Florida school officials realized they had a problem with teacher mobility in failing schools soon after the 2002 grading system change.

Wayne Blanton, executive director of the Florida School Boards Association, said some districts gave extra pay to teachers who stayed.

Florida House Education Committee Chairman Bill Proctor, a St. Augustine Republican who is a career educator and chancellor of Flagler College, said he wasn't surprised by the findings.

"We need to take cognizance of it," Proctor said. "We probably need to be sensitive to it, but the question with each school may be a different."

Former Florida K-12 Chancellor Frances Haithcock said the findings are correct but that she's confident the state will avoid another accountability shock from its $700 million Race to the Top plan

The merit pay provision in that plan could keep teachers from leaving shocked schools, Sass acknowledged, but he said there are plenty of pitfalls in designing evaluation systems. One is test scores. He called it a "noisy" measure due to outside influences such as illness or even a fire alarm going off.
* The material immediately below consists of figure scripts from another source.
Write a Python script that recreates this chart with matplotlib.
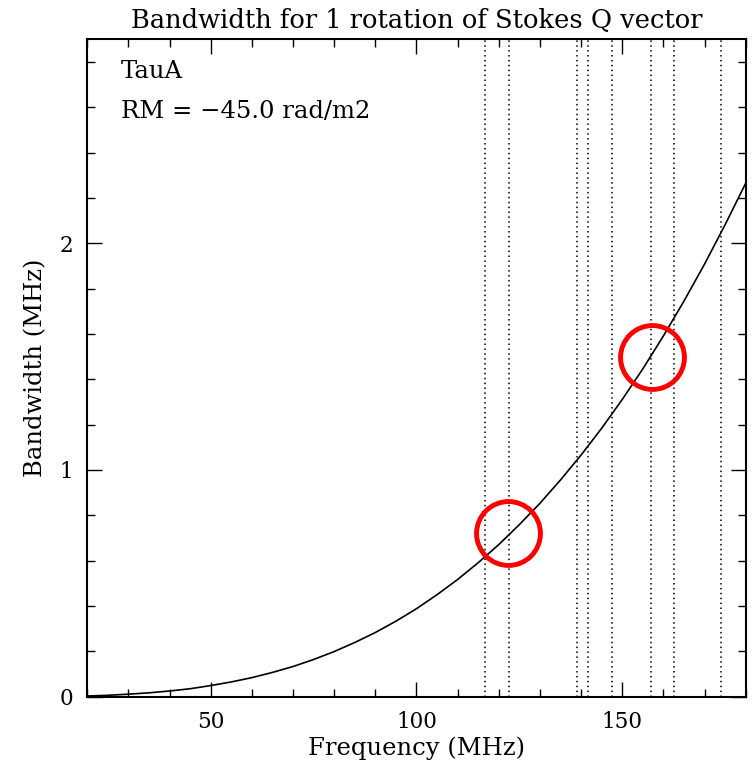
import matplotlib
matplotlib.use("Agg")
import matplotlib.pyplot as plt
from matplotlib.ticker import MultipleLocator

# Bandwidth curve (MHz vs MHz)
freq = [20, 25, 30, 35, 40, 45, 50, 55, 60, 65, 70, 75, 80, 85, 90, 95,
        100, 105, 110, 115, 120, 125, 130, 135, 140, 145, 150, 155, 160,
        165, 170, 175, 180]
bandwidth = [0.003, 0.006, 0.011, 0.017, 0.025, 0.035, 0.049, 0.065, 0.084,
             0.107, 0.133, 0.164, 0.199, 0.239, 0.283, 0.333, 0.388, 0.450,
             0.517, 0.591, 0.671, 0.759, 0.853, 0.956, 1.066, 1.184, 1.311,
             1.446, 1.591, 1.745, 1.908, 2.082, 2.265]

# dotted frequency markers
marker_freqs = [116.7, 122.6, 139.1, 141.8, 147.6, 157.1, 162.6, 173.9]

# red highlight circles
circle_x = [122.2, 157.2]
circle_y = [0.724, 1.500]

source = "TauA"
rm_label = "RM = \u221245.0 rad/m2"

plt.rcParams['font.family'] = ['DejaVu Serif']

fig = plt.figure(figsize=(7.52, 7.67), dpi=100)
ax = fig.add_axes([0.1161, 0.0917, 0.8755, 0.8571])

for f in marker_freqs:
    ax.axvline(f, color='black', lw=1.1, linestyle=(0, (1, 2.2)), zorder=1)

ax.plot(freq, bandwidth, color='black', lw=1.2, zorder=2)

ax.plot(circle_x, circle_y, linestyle='none', marker='o', markersize=46,
        markerfacecolor='none', markeredgecolor='#ff0000', markeredgewidth=3.5,
        zorder=3)

ax.set_xlim(20, 180)
ax.set_ylim(0, 2.9)
ax.xaxis.set_major_locator(MultipleLocator(50))
ax.xaxis.set_minor_locator(MultipleLocator(10))
ax.yaxis.set_major_locator(MultipleLocator(1))
ax.yaxis.set_minor_locator(MultipleLocator(0.2))

ax.tick_params(which='both', direction='in', top=True, right=True,
               labelsize=15.5, width=1.0)
ax.tick_params(axis='x', which='both', pad=10)
ax.tick_params(axis='y', which='both', pad=10)
ax.tick_params(which='major', length=11)
ax.tick_params(which='minor', length=5.5)
for s in ax.spines.values():
    s.set_linewidth(1.5)

ax.set_title("Bandwidth for 1 rotation of Stokes Q vector", fontsize=18.5, pad=8)
ax.set_xlabel("Frequency (MHz)", fontsize=17.5, labelpad=3)
ax.set_ylabel("Bandwidth (MHz)", fontsize=17.5, labelpad=9)

ax.text(0.051, 0.951, source, transform=ax.transAxes, fontsize=17.5,
        ha='left', va='center')
ax.text(0.051, 0.890, rm_label, transform=ax.transAxes, fontsize=17.5,
        ha='left', va='center')

fig.savefig("out.png", dpi=100)
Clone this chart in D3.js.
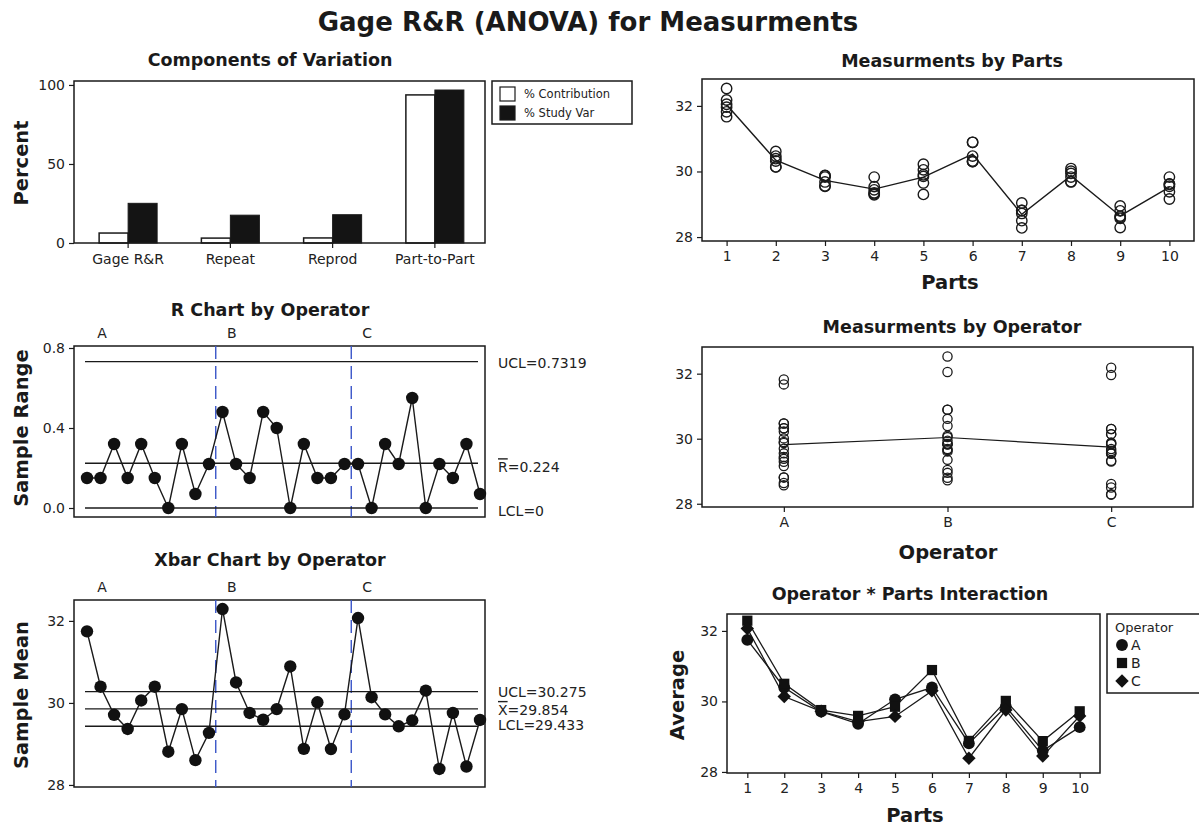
<!DOCTYPE html>
<html>
<head>
<meta charset="utf-8">
<script src="https://cdnjs.cloudflare.com/ajax/libs/d3/7.8.5/d3.min.js"></script>
<style>
  body { margin: 0; background: #fff; }
  svg { font-family: "DejaVu Sans", sans-serif; }
</style>
</head>
<body>
<svg id="chart" width="1199" height="827"></svg>
<script>
// --- data ---
const components = ['Gage R&R', 'Repeat', 'Reprod', 'Part-to-Part'];
const pctContribution = [6.3, 3.1, 3.2, 93.7];
const pctStudyVar = [25.1, 17.6, 17.9, 96.8];

const parts = [1, 2, 3, 4, 5, 6, 7, 8, 9, 10];
const operators = ['A', 'B', 'C'];

// two trials per operator and part
const measA1 = [31.67, 30.32, 29.55, 29.29, 29.90, 30.32, 28.81, 29.69, 28.57, 29.16];
const measA2 = [31.82, 30.47, 29.87, 29.44, 30.22, 30.47, 28.81, 30.01, 28.64, 29.38];
const measB1 = [32.05, 30.39, 29.68, 29.35, 29.65, 30.89, 28.72, 29.94, 28.80, 29.61];
const measB2 = [32.53, 30.61, 29.83, 29.83, 30.05, 30.89, 29.04, 30.09, 28.95, 29.83];
const measC1 = [31.96, 30.14, 29.56, 29.32, 29.30, 30.30, 28.28, 29.68, 28.29, 29.55];
const measC2 = [32.18, 30.14, 29.88, 29.54, 29.85, 30.30, 28.50, 29.83, 28.61, 29.62];

const rLimits = [0.7319, 0.224, 0];
const xbarLimits = [30.275, 29.854, 29.433];

// --- derived subgroups ---
const trials = [[measA1, measA2], [measB1, measB2], [measC1, measC2]];
const subgroups = [];
operators.forEach((op, i) => {
  parts.forEach((p, j) => {
    const vals = [trials[i][0][j], trials[i][1][j]];
    subgroups.push({ k: i * 10 + j + 1, op: op, part: p,
      mean: d3.mean(vals), range: d3.max(vals) - d3.min(vals) });
  });
});
const allMeas = [];
operators.forEach((op, i) => {
  parts.forEach((p, j) => {
    allMeas.push({ op: op, part: p, v: trials[i][0][j] });
    allMeas.push({ op: op, part: p, v: trials[i][1][j] });
  });
});

const svg = d3.select('#chart');
const ink = '#1a1a1a';

function box(x0, y0, x1, y1) {
  svg.append('rect')
    .attr('x', x0).attr('y', y0)
    .attr('width', x1 - x0).attr('height', y1 - y0)
    .attr('fill', 'none').attr('stroke', ink).attr('stroke-width', 1.5);
}
function panelTitle(x, y, txt) {
  svg.append('text').attr('x', x).attr('y', y)
    .attr('text-anchor', 'middle').attr('font-weight', 'bold')
    .attr('font-size', 17.5).attr('fill', ink).text(txt);
}
function axisTitle(x, y, txt, rotate) {
  const t = svg.append('text')
    .attr('text-anchor', 'middle').attr('font-weight', 'bold')
    .attr('font-size', 19.5).attr('fill', ink).text(txt);
  if (rotate) t.attr('transform', `translate(${x},${y}) rotate(-90)`);
  else t.attr('x', x).attr('y', y);
}
function styleAxis(g) {
  g.attr('font-family', '"DejaVu Sans", sans-serif').attr('font-size', 14);
  g.select('.domain').remove();
  g.selectAll('.tick line').attr('stroke', ink).attr('stroke-width', 1.2);
  g.selectAll('.tick text').attr('fill', '#222');
}

// main title
svg.append('text').attr('x', 588).attr('y', 31)
  .attr('text-anchor', 'middle').attr('font-weight', 'bold')
  .attr('font-size', 26).attr('fill', ink)
  .text('Gage R&R (ANOVA) for Measurments');

// ===== Components of Variation =====
panelTitle(270, 66, 'Components of Variation');
const xComp = d3.scaleBand().domain(components).range([77, 486]);
const yComp = d3.scaleLinear().domain([0, 102.5]).range([243, 81]);
const barW = 29;

svg.append('g').attr('transform', 'translate(74,0)')
  .call(d3.axisLeft(yComp).tickValues([0, 50, 100]).tickSize(5).tickPadding(4))
  .call(styleAxis);
svg.append('g').attr('transform', 'translate(0,243)')
  .call(d3.axisBottom(xComp).tickSize(5).tickPadding(6))
  .call(styleAxis);

svg.append('g').selectAll('rect')
  .data(components)
  .join('rect')
  .attr('x', d => xComp(d) + xComp.bandwidth() / 2 - barW)
  .attr('y', (d, i) => yComp(pctContribution[i]))
  .attr('width', barW)
  .attr('height', (d, i) => yComp(0) - yComp(pctContribution[i]))
  .attr('fill', '#fff').attr('stroke', ink).attr('stroke-width', 1.5);
svg.append('g').selectAll('rect')
  .data(components)
  .join('rect')
  .attr('x', d => xComp(d) + xComp.bandwidth() / 2)
  .attr('y', (d, i) => yComp(pctStudyVar[i]))
  .attr('width', barW)
  .attr('height', (d, i) => yComp(0) - yComp(pctStudyVar[i]))
  .attr('fill', '#141414').attr('stroke', ink).attr('stroke-width', 1);
box(74, 81, 485, 243);
axisTitle(28, 163, 'Percent', true);

// legend
svg.append('rect').attr('x', 492).attr('y', 81).attr('width', 140).attr('height', 43)
  .attr('fill', '#fff').attr('stroke', ink).attr('stroke-width', 1.5);
[['% Contribution', '#fff'], ['% Study Var', '#141414']].forEach((d, i) => {
  svg.append('rect').attr('x', 500).attr('y', 87 + i * 19).attr('width', 15).attr('height', 14)
    .attr('fill', d[1]).attr('stroke', ink).attr('stroke-width', 1.2);
  svg.append('text').attr('x', 524).attr('y', 98 + i * 19)
    .attr('font-size', 11.5).attr('fill', '#222').text(d[0]);
});

// ===== shared helpers for control charts =====
const xCtl = d3.scaleLinear().domain([1, 30]).range([87, 480]);

function controlChart(opts) {
  const y = opts.y;
  box(74, opts.top, 485, opts.bottom);
  svg.append('g').attr('transform', 'translate(74,0)')
    .call(d3.axisLeft(y).tickValues(opts.ticks).tickFormat(opts.fmt).tickSize(5).tickPadding(4))
    .call(styleAxis);
  // operator dividers
  [10.5, 20.5].forEach(b => {
    svg.append('line')
      .attr('x1', xCtl(b)).attr('x2', xCtl(b))
      .attr('y1', opts.top).attr('y2', opts.bottom)
      .attr('stroke', '#3a55c8').attr('stroke-width', 1.4)
      .attr('stroke-dasharray', '13,7');
  });
  // operator labels
  operators.forEach((op, i) => {
    const x = i === 0 ? xCtl(1) + 15 : xCtl(i * 10 + 0.5) + 16;
    svg.append('text').attr('x', x).attr('y', opts.top - 8)
      .attr('text-anchor', 'middle').attr('font-size', 14).attr('fill', '#222').text(op);
  });
  // limit lines
  opts.limits.forEach(v => {
    svg.append('line')
      .attr('x1', xCtl(1) - 2).attr('x2', xCtl(30) - 2)
      .attr('y1', y(v)).attr('y2', y(v))
      .attr('stroke', ink).attr('stroke-width', 1.4);
  });
  const line = d3.line().x(d => xCtl(d.k)).y(d => y(opts.val(d)));
  svg.append('path').datum(subgroups)
    .attr('d', line).attr('fill', 'none')
    .attr('stroke', ink).attr('stroke-width', 1.4);
  svg.append('g').selectAll('circle')
    .data(subgroups)
    .join('circle')
    .attr('cx', d => xCtl(d.k))
    .attr('cy', d => y(opts.val(d)))
    .attr('r', 6.2)
    .attr('fill', '#111');
}

// ===== R Chart =====
panelTitle(270, 316, 'R Chart by Operator');
const yR = d3.scaleLinear().domain([-0.045, 0.81]).range([517, 346]);
controlChart({ y: yR, top: 346, bottom: 517, ticks: [0, 0.4, 0.8],
  fmt: d3.format('.1f'), limits: rLimits, val: d => d.range });
axisTitle(28, 428, 'Sample Range', true);
svg.append('text').attr('x', 498).attr('y', yR(rLimits[0]) + 6)
  .attr('font-size', 14).attr('fill', '#222').text('UCL=0.7319');
const rbarT = svg.append('text').attr('x', 498).attr('y', yR(rLimits[1]) + 9)
  .attr('font-size', 14).attr('fill', '#222');
rbarT.append('tspan').style('text-decoration', 'overline').text('R');
rbarT.append('tspan').text('=0.224');
svg.append('text').attr('x', 498).attr('y', yR(rLimits[2]) + 8)
  .attr('font-size', 14).attr('fill', '#222').text('LCL=0');

// ===== Xbar Chart =====
panelTitle(270, 566, 'Xbar Chart by Operator');
const yX = d3.scaleLinear().domain([27.95, 32.51]).range([787, 600]);
controlChart({ y: yX, top: 600, bottom: 787, ticks: [28, 30, 32],
  fmt: d3.format('d'), limits: xbarLimits, val: d => d.mean });
axisTitle(28, 695, 'Sample Mean', true);
svg.append('text').attr('x', 498).attr('y', yX(xbarLimits[0]) + 5)
  .attr('font-size', 14).attr('fill', '#222').text('UCL=30.275');
const xbarT = svg.append('text').attr('x', 498).attr('y', yX(xbarLimits[1]) + 6)
  .attr('font-size', 14).attr('fill', '#222');
xbarT.append('tspan').style('text-decoration', 'overline').text('X');
xbarT.append('tspan').text('=29.854');
svg.append('text').attr('x', 498).attr('y', yX(xbarLimits[2]) + 4)
  .attr('font-size', 14).attr('fill', '#222').text('LCL=29.433');

// ===== Measurments by Parts =====
panelTitle(952, 67, 'Measurments by Parts');
const xPt = d3.scaleLinear().domain([0.5, 10.5]).range([702, 1194]);
const yPt = d3.scaleLinear().domain([27.88, 32.82]).range([241, 79]);
svg.append('g').attr('transform', 'translate(702,0)')
  .call(d3.axisLeft(yPt).tickValues([28, 30, 32]).tickFormat(d3.format('d')).tickSize(5).tickPadding(4))
  .call(styleAxis);
svg.append('g').attr('transform', 'translate(0,241)')
  .call(d3.axisBottom(xPt).tickValues(parts).tickFormat(d3.format('d')).tickSize(5).tickPadding(5))
  .call(styleAxis);
const partMeans = parts.map(p => ({ part: p, v: d3.mean(allMeas.filter(d => d.part === p), d => d.v) }));
svg.append('path').datum(partMeans)
  .attr('d', d3.line().x(d => xPt(d.part)).y(d => yPt(d.v)))
  .attr('fill', 'none').attr('stroke', ink).attr('stroke-width', 1.4);
svg.append('g').selectAll('circle')
  .data(allMeas)
  .join('circle')
  .attr('cx', d => xPt(d.part)).attr('cy', d => yPt(d.v))
  .attr('r', 5.2).attr('fill', 'none').attr('stroke', ink).attr('stroke-width', 1.4);
box(702, 79, 1194, 241);
axisTitle(950, 289, 'Parts', false);

// ===== Measurments by Operator =====
panelTitle(952, 333, 'Measurments by Operator');
const xOp = d3.scalePoint().domain(operators).range([702, 1193]).padding(0.5);
const yOp = d3.scaleLinear().domain([27.9, 32.82]).range([507, 347]);
svg.append('g').attr('transform', 'translate(702,0)')
  .call(d3.axisLeft(yOp).tickValues([28, 30, 32]).tickFormat(d3.format('d')).tickSize(5).tickPadding(4))
  .call(styleAxis);
svg.append('g').attr('transform', 'translate(0,507)')
  .call(d3.axisBottom(xOp).tickSize(5).tickPadding(5))
  .call(styleAxis);
const opMeans = operators.map(op => ({ op: op, v: d3.mean(allMeas.filter(d => d.op === op), d => d.v) }));
svg.append('path').datum(opMeans)
  .attr('d', d3.line().x(d => xOp(d.op)).y(d => yOp(d.v)))
  .attr('fill', 'none').attr('stroke', ink).attr('stroke-width', 1.2);
svg.append('g').selectAll('circle')
  .data(allMeas)
  .join('circle')
  .attr('cx', d => xOp(d.op)).attr('cy', d => yOp(d.v))
  .attr('r', 4.6).attr('fill', 'none').attr('stroke', ink).attr('stroke-width', 1.3);
box(702, 347, 1193, 507);
axisTitle(948, 559, 'Operator', false);

// ===== Operator * Parts Interaction =====
panelTitle(910, 600, 'Operator * Parts Interaction');
const xI = d3.scaleLinear().domain([0.45, 10.55]).range([727, 1100]);
const yI = d3.scaleLinear().domain([27.97, 32.48]).range([773, 614]);
svg.append('g').attr('transform', 'translate(727,0)')
  .call(d3.axisLeft(yI).tickValues([28, 30, 32]).tickFormat(d3.format('d')).tickSize(5).tickPadding(4))
  .call(styleAxis);
svg.append('g').attr('transform', 'translate(0,773)')
  .call(d3.axisBottom(xI).tickValues(parts).tickFormat(d3.format('d')).tickSize(5).tickPadding(5))
  .call(styleAxis);
// circle, square, diamond (square turned 45 degrees)
const symTypes = [d3.symbolCircle, d3.symbolSquare, d3.symbolSquare];
const symSizes = [110, 105, 90];
const symRotate = [0, 0, 45];
operators.forEach((op, i) => {
  const rows = subgroups.filter(d => d.op === op);
  svg.append('path').datum(rows)
    .attr('d', d3.line().x(d => xI(d.part)).y(d => yI(d.mean)))
    .attr('fill', 'none').attr('stroke', ink).attr('stroke-width', 1.3);
});
operators.forEach((op, i) => {
  const rows = subgroups.filter(d => d.op === op);
  svg.append('g').selectAll('path')
    .data(rows)
    .join('path')
    .attr('transform', d => `translate(${xI(d.part)},${yI(d.mean)}) rotate(${symRotate[i]})`)
    .attr('d', d3.symbol().type(symTypes[i]).size(symSizes[i]))
    .attr('fill', '#111');
});
box(727, 614, 1100, 773);
axisTitle(684, 695, 'Average', true);
axisTitle(915, 822, 'Parts', false);

// legend
svg.append('rect').attr('x', 1107).attr('y', 614).attr('width', 100).attr('height', 79)
  .attr('fill', '#fff').attr('stroke', ink).attr('stroke-width', 1.5);
svg.append('text').attr('x', 1115).attr('y', 632)
  .attr('font-size', 13).attr('fill', '#222').text('Operator');
operators.forEach((op, i) => {
  svg.append('path')
    .attr('transform', `translate(1122,${645 + i * 18}) rotate(${symRotate[i]})`)
    .attr('d', d3.symbol().type(symTypes[i]).size(symSizes[i]))
    .attr('fill', '#111');
  svg.append('text').attr('x', 1131).attr('y', 650 + i * 18)
    .attr('font-size', 14).attr('fill', '#222').text(op);
});
</script>
</body>
</html>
"You give the same test to the same kid a couple days apart and the score won't be the same," Sass said. "They get lucky guessing on a few questions or misinterpret a question."

Haithcock said that's why Florida isn't relying on a single test but will use scores from a three-year period.

"That lessens the noise to the point that it's fair," Haithcock said.

Sass said the research also shows student testing can do a good job of identifying teachers at the very top and bottom of the performance scale, but not for those that are "a little better than average or a little worse than average."

The researchers expect Race to the Top will give them more opportunity to study accountability shock and related issues.

"Researchers love when there are policy changes," Figlio said. "Every policy change is going to introduce some type of good and bad luck. I mean, that's just the nature of the beast."